**REQUIREMENT**:
Give all of the lines again exactly as they read.

**DATA LISTING**:
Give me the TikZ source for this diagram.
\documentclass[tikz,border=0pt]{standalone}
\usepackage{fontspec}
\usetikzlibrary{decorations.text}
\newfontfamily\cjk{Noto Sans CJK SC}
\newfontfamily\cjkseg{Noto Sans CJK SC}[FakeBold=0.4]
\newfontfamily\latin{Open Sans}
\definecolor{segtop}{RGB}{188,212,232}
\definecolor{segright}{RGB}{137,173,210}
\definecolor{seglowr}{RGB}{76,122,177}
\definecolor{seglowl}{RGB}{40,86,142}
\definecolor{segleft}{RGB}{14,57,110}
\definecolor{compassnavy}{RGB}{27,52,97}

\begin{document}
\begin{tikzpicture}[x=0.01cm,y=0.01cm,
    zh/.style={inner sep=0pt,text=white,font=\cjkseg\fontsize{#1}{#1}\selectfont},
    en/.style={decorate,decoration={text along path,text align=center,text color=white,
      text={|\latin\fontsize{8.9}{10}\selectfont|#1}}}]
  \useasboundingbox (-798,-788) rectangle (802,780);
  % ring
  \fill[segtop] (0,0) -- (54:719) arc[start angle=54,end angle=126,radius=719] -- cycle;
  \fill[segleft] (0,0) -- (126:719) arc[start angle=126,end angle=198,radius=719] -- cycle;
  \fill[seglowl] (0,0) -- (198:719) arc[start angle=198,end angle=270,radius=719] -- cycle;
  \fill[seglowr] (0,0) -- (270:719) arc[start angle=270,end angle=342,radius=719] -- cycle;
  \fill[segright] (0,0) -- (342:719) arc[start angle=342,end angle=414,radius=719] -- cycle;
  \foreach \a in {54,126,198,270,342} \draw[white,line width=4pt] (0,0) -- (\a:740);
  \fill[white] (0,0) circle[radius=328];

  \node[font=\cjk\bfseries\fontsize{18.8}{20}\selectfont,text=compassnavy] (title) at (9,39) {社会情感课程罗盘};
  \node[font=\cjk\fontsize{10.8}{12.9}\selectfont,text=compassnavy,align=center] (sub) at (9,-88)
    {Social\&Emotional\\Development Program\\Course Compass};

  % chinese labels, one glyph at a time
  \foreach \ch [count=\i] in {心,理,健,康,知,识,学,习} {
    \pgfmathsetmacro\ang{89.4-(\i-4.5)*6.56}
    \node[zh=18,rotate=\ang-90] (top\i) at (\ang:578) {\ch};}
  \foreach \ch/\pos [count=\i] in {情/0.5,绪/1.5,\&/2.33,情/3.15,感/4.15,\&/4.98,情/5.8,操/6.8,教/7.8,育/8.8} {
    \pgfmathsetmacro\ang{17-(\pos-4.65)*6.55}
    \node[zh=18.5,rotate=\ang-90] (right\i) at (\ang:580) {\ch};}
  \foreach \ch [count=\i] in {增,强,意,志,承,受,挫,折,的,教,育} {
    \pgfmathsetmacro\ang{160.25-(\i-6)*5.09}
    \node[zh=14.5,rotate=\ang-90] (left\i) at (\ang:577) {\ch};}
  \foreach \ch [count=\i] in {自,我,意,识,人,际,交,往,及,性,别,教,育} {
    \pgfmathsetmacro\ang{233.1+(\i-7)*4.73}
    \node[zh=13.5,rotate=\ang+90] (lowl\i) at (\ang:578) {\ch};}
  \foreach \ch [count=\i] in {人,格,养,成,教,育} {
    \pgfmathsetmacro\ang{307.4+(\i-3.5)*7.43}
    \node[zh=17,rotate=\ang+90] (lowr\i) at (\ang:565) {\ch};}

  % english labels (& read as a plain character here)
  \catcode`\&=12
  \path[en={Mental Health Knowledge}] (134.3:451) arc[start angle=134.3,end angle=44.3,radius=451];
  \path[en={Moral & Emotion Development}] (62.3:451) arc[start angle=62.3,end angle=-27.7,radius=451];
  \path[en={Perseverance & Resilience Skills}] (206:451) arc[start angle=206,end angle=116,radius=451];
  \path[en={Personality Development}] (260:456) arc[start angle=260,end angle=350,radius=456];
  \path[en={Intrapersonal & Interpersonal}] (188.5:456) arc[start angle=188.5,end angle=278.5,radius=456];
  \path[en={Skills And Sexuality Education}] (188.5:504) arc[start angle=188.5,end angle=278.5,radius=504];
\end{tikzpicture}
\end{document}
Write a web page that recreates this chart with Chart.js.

**SOLVED EXERCISE**:
Give me the TikZ source for this diagram.
\documentclass[tikz,border=0pt]{standalone}
\usepackage{fontspec}
\usetikzlibrary{decorations.text}
\newfontfamily\cjk{Noto Sans CJK SC}
\newfontfamily\cjkseg{Noto Sans CJK SC}[FakeBold=0.4]
\newfontfamily\latin{Open Sans}
\definecolor{segtop}{RGB}{188,212,232}
\definecolor{segright}{RGB}{137,173,210}
\definecolor{seglowr}{RGB}{76,122,177}
\definecolor{seglowl}{RGB}{40,86,142}
\definecolor{segleft}{RGB}{14,57,110}
\definecolor{compassnavy}{RGB}{27,52,97}

\begin{document}
\begin{tikzpicture}[x=0.01cm,y=0.01cm,
    zh/.style={inner sep=0pt,text=white,font=\cjkseg\fontsize{#1}{#1}\selectfont},
    en/.style={decorate,decoration={text along path,text align=center,text color=white,
      text={|\latin\fontsize{8.9}{10}\selectfont|#1}}}]
  \useasboundingbox (-798,-788) rectangle (802,780);
  % ring
  \fill[segtop] (0,0) -- (54:719) arc[start angle=54,end angle=126,radius=719] -- cycle;
  \fill[segleft] (0,0) -- (126:719) arc[start angle=126,end angle=198,radius=719] -- cycle;
  \fill[seglowl] (0,0) -- (198:719) arc[start angle=198,end angle=270,radius=719] -- cycle;
  \fill[seglowr] (0,0) -- (270:719) arc[start angle=270,end angle=342,radius=719] -- cycle;
  \fill[segright] (0,0) -- (342:719) arc[start angle=342,end angle=414,radius=719] -- cycle;
  \foreach \a in {54,126,198,270,342} \draw[white,line width=4pt] (0,0) -- (\a:740);
  \fill[white] (0,0) circle[radius=328];

  \node[font=\cjk\bfseries\fontsize{18.8}{20}\selectfont,text=compassnavy] (title) at (9,39) {社会情感课程罗盘};
  \node[font=\cjk\fontsize{10.8}{12.9}\selectfont,text=compassnavy,align=center] (sub) at (9,-88)
    {Social\&Emotional\\Development Program\\Course Compass};

  % chinese labels, one glyph at a time
  \foreach \ch [count=\i] in {心,理,健,康,知,识,学,习} {
    \pgfmathsetmacro\ang{89.4-(\i-4.5)*6.56}
    \node[zh=18,rotate=\ang-90] (top\i) at (\ang:578) {\ch};}
  \foreach \ch/\pos [count=\i] in {情/0.5,绪/1.5,\&/2.33,情/3.15,感/4.15,\&/4.98,情/5.8,操/6.8,教/7.8,育/8.8} {
    \pgfmathsetmacro\ang{17-(\pos-4.65)*6.55}
    \node[zh=18.5,rotate=\ang-90] (right\i) at (\ang:580) {\ch};}
  \foreach \ch [count=\i] in {增,强,意,志,承,受,挫,折,的,教,育} {
    \pgfmathsetmacro\ang{160.25-(\i-6)*5.09}
    \node[zh=14.5,rotate=\ang-90] (left\i) at (\ang:577) {\ch};}
  \foreach \ch [count=\i] in {自,我,意,识,人,际,交,往,及,性,别,教,育} {
    \pgfmathsetmacro\ang{233.1+(\i-7)*4.73}
    \node[zh=13.5,rotate=\ang+90] (lowl\i) at (\ang:578) {\ch};}
  \foreach \ch [count=\i] in {人,格,养,成,教,育} {
    \pgfmathsetmacro\ang{307.4+(\i-3.5)*7.43}
    \node[zh=17,rotate=\ang+90] (lowr\i) at (\ang:565) {\ch};}

  % english labels (& read as a plain character here)
  \catcode`\&=12
  \path[en={Mental Health Knowledge}] (134.3:451) arc[start angle=134.3,end angle=44.3,radius=451];
  \path[en={Moral & Emotion Development}] (62.3:451) arc[start angle=62.3,end angle=-27.7,radius=451];
  \path[en={Perseverance & Resilience Skills}] (206:451) arc[start angle=206,end angle=116,radius=451];
  \path[en={Personality Development}] (260:456) arc[start angle=260,end angle=350,radius=456];
  \path[en={Intrapersonal & Interpersonal}] (188.5:456) arc[start angle=188.5,end angle=278.5,radius=456];
  \path[en={Skills And Sexuality Education}] (188.5:504) arc[start angle=188.5,end angle=278.5,radius=504];
\end{tikzpicture}
\end{document}
Write a web page that recreates this chart with Chart.js.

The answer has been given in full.